We certainly don't seem to be in control of when and how certain special people enter and exit our lives. But right now I want to call 'foul'! to the universe. It seems so unfair to be separated from loved ones and it makes me sad. It makes me question my purpose in this life and whether I should have come here. I seem to be going down a path that is beneficial to greater humanity but leaves me unable to share deeper, personal love. I don't think I'm growing or experiencing at the core of my being.

I don't think our lives are as fulfilling when we aren't journeying with people who deeply know us.

This is precisely why I came to this forum. I feel so isolated and alone. I'm introverted, so to a large extent I choose my isolation, but only because I'm surrounded by "status quo" people who are not spiritual, still dealing with things like drinking, smoking etc. My lifestyle is incompatible with theirs.

Then I relegate my socializing to the Internet and online I just seem to attract guys with an agenda who come in with a passion and are gone within a week. Nobody stays. :(

As if that weren't bad enough, I've always been very shy, and once I grew out of my shyness, I was and still am quite socially inept, very bad at small talk.

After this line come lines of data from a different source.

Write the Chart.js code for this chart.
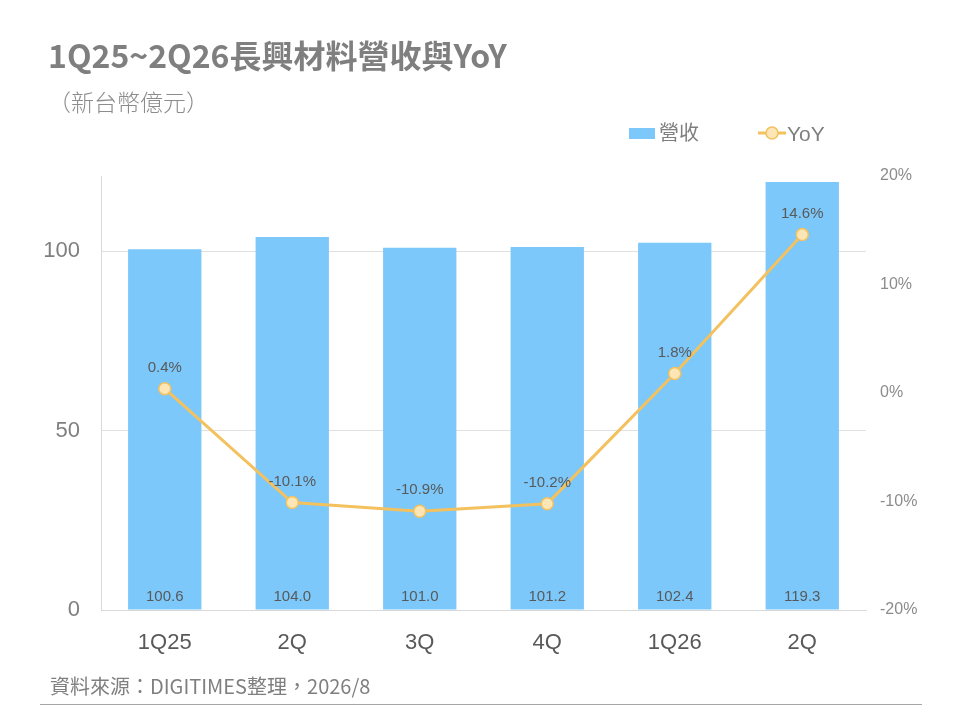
<!DOCTYPE html>
<html>
<head>
<meta charset="utf-8">
<script src="https://cdn.jsdelivr.net/npm/chart.js@4"></script>
<style>
  body { margin: 0; background: #fff; }
  #wrap { position: relative; width: 960px; height: 720px; overflow: hidden;
          font-family: "Liberation Sans", "Noto Sans CJK TC", sans-serif; }
  #title { position: absolute; left: 48px; top: 38px; font-size: 32px; font-weight: bold; color: #7f7f7f;
           font-family: "Noto Sans CJK TC", sans-serif; white-space: nowrap; line-height: 1; }
  #sub { position: absolute; left: 48px; top: 90px; font-size: 23px; color: #8c8c8c;
         font-family: "Noto Sans CJK TC", sans-serif; font-weight: 300; line-height: 1; }
  #source { position: absolute; left: 50px; top: 676px; font-size: 20px; color: #7f7f7f;
            font-family: "Noto Sans CJK TC", sans-serif; line-height: 1; }
  #rule { position: absolute; left: 40px; top: 704px; width: 882px; height: 1px; background: #a6a6a6; }
  canvas { position: absolute; left: 0; top: 0; }
</style>
</head>
<body>
<div id="wrap">
  <canvas id="chart" width="960" height="720"></canvas>
  <div id="title">1Q25~2Q26長興材料營收與YoY</div>
  <div id="sub">（新台幣億元）</div>
  <div id="source">資料來源：DIGITIMES整理，2026/8</div>
  <div id="rule"></div>
</div>
<script>
const quarters = ['1Q25', '2Q', '3Q', '4Q', '1Q26', '2Q'];
const revenue = [100.6, 104.0, 101.0, 101.2, 102.4, 119.3];
const yoy = [0.4, -10.1, -10.9, -10.2, 1.8, 14.6];
const leftTicks = [0, 50, 100];

const barColor = '#7cc8fa';
const lineColor = '#f3c15e';
const pointFill = '#fde6b5';

// value labels for bars (at the bottom) and for the line (above points)
const labelPlugin = {
  id: 'labels',
  afterDatasetsDraw(chart) {
    const ctx = chart.ctx;
    ctx.save();
    ctx.font = '15px "Liberation Sans", sans-serif';
    ctx.fillStyle = '#595959';
    ctx.textAlign = 'center';
    ctx.textBaseline = 'middle';
    chart.getDatasetMeta(1).data.forEach((bar, i) => {
      ctx.fillText(revenue[i].toFixed(1), bar.x, chart.scales.y.getPixelForValue(0) - 13);
    });
    chart.getDatasetMeta(0).data.forEach((pt, i) => {
      ctx.fillText(yoy[i].toFixed(1) + '%', pt.x, pt.y - 21);
    });
    ctx.restore();
  }
};

const legendPlugin = {
  id: 'customLegend',
  afterDraw(chart) {
    const ctx = chart.ctx;
    ctx.save();
    ctx.fillStyle = barColor;
    ctx.fillRect(629, 128, 26, 11);
    ctx.font = '20px "Noto Sans CJK TC", sans-serif';
    ctx.fillStyle = '#7f7f7f';
    ctx.textBaseline = 'middle';
    ctx.fillText('營收', 659, 132);
    ctx.strokeStyle = lineColor;
    ctx.lineWidth = 3;
    ctx.beginPath();
    ctx.moveTo(758, 133);
    ctx.lineTo(786, 133);
    ctx.stroke();
    ctx.beginPath();
    ctx.arc(772, 133, 6, 0, Math.PI * 2);
    ctx.fillStyle = pointFill;
    ctx.fill();
    ctx.lineWidth = 1.5;
    ctx.stroke();
    ctx.font = '21px "Liberation Sans", sans-serif';
    ctx.fillStyle = '#7f7f7f';
    ctx.fillText('YoY', 787, 135);
    ctx.restore();
  }
};

new Chart(document.getElementById('chart'), {
  data: {
    labels: quarters,
    datasets: [
      {
        type: 'line',
        label: 'YoY',
        data: yoy,
        yAxisID: 'y1',
        borderColor: lineColor,
        borderWidth: 3,
        pointRadius: 6,
        pointBackgroundColor: pointFill,
        pointBorderColor: lineColor,
        pointBorderWidth: 1.5,
        tension: 0,
        order: 0
      },
      {
        type: 'bar',
        label: '營收',
        data: revenue,
        yAxisID: 'y',
        backgroundColor: barColor,
        barPercentage: 0.575,
        categoryPercentage: 1,
        order: 1
      }
    ]
  },
  options: {
    responsive: false,
    animation: false,
    layout: { padding: { top: 176, left: 0, right: 0, bottom: 0 } },
    plugins: { legend: { display: false }, tooltip: { enabled: false } },
    scales: {
      x: {
        grid: { display: false },
        border: { color: '#d9d9d9' },
        ticks: { color: '#595959', font: { size: 22, family: '"Liberation Sans", sans-serif' }, padding: 12 },
        afterFit(s) { s.height = 110; }
      },
      y: {
        position: 'left',
        min: 0,
        max: 121,
        afterBuildTicks(s) { s.ticks = leftTicks.map(v => ({ value: v })); },
        grid: { color: '#e0e0e0', drawTicks: false },
        border: { color: '#d9d9d9' },
        ticks: { color: '#7f7f7f', font: { size: 22, family: '"Liberation Sans", sans-serif' }, padding: 21 },
        afterFit(s) { s.width = 101; }
      },
      y1: {
        position: 'right',
        min: -20,
        max: 20,
        ticks: {
          stepSize: 10,
          color: '#8c8c8c',
          font: { size: 16, family: '"Liberation Sans", sans-serif' },
          padding: 14,
          callback: v => v + '%'
        },
        grid: { display: false, drawTicks: false },
        border: { display: false },
        afterFit(s) { s.width = 94; }
      }
    }
  },
  plugins: [labelPlugin, legendPlugin]
});
</script>
</body>
</html>
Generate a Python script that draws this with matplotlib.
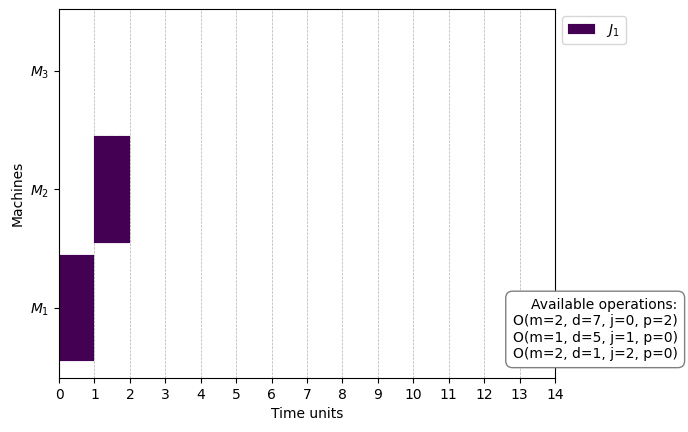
import matplotlib
matplotlib.use('Agg')
import matplotlib.pyplot as plt

machines = ['$M_1$', '$M_2$', '$M_3$']
# (machine index, start, duration)
ops = [(0, 0, 1), (1, 1, 1)]
job_label = '$J_1$'
avail = ['O(m=2, d=7, j=0, p=2)', 'O(m=1, d=5, j=1, p=0)', 'O(m=2, d=1, j=2, p=0)']

fig = plt.figure(figsize=(6.88, 4.32), dpi=100)
ax = fig.add_axes([0.0858, 0.125, 0.721, 0.854])

color = plt.cm.viridis(0.0)
for i, (m, s, d) in enumerate(ops):
    ax.barh(m, d, left=s, height=0.9, color=color, edgecolor=color,
            linestyle=':', linewidth=0.3, label=job_label if i == 0 else None)

ax.set_yticks(range(len(machines)))
ax.set_yticklabels(machines)
ax.set_ylim(-0.59, 2.52)
ax.set_xlim(0, 14)
ax.set_xticks(range(15))
ax.grid(axis='x', linestyle='--', linewidth=0.5, color='#b0b0b0')
ax.set_axisbelow(True)
ax.set_xlabel('Time units')
ax.set_ylabel('Machines')
ax.legend(loc='upper left', bbox_to_anchor=(1.0, 1.0))

ax.text(0.985, 0.165, 'Available operations:\n' + '\n'.join(avail),
        transform=fig.transFigure, ha='right', va='bottom', multialignment='right',
        bbox=dict(boxstyle='round,pad=0.5', facecolor='white', edgecolor='gray'))

fig.savefig('out.png')
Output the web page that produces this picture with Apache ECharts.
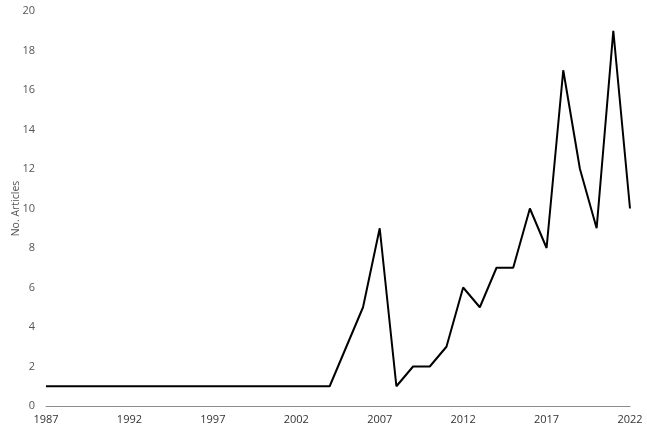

So I seem to have difficulty finding a way to connect with people online too on sites like Facebook (which I don't have anymore). Somehow interactions just feel insincere or artificial or shallow.

I am just coming out of an experience this past week where I felt myself starting to feel close to a guy (online, of course), he also led me to believe he was deeply interested in me and I shared something very deep and personal with him which by all rights should have brought us closer together, but instead he stopped writing entirely. In retrospect, I realized he was not an exception to the rule, which I thought he was--he had an agenda with me as well and I believe when he realized he could not get it fulfilled with me, he buggered off, like men do.

Despite all that, I don't have a defeatist attitude, because I know if I work on myself enough, I will begin to attract higher quality people who aren't trying to use me.

I just wanted to let you know, I am experiencing exactly the same thing.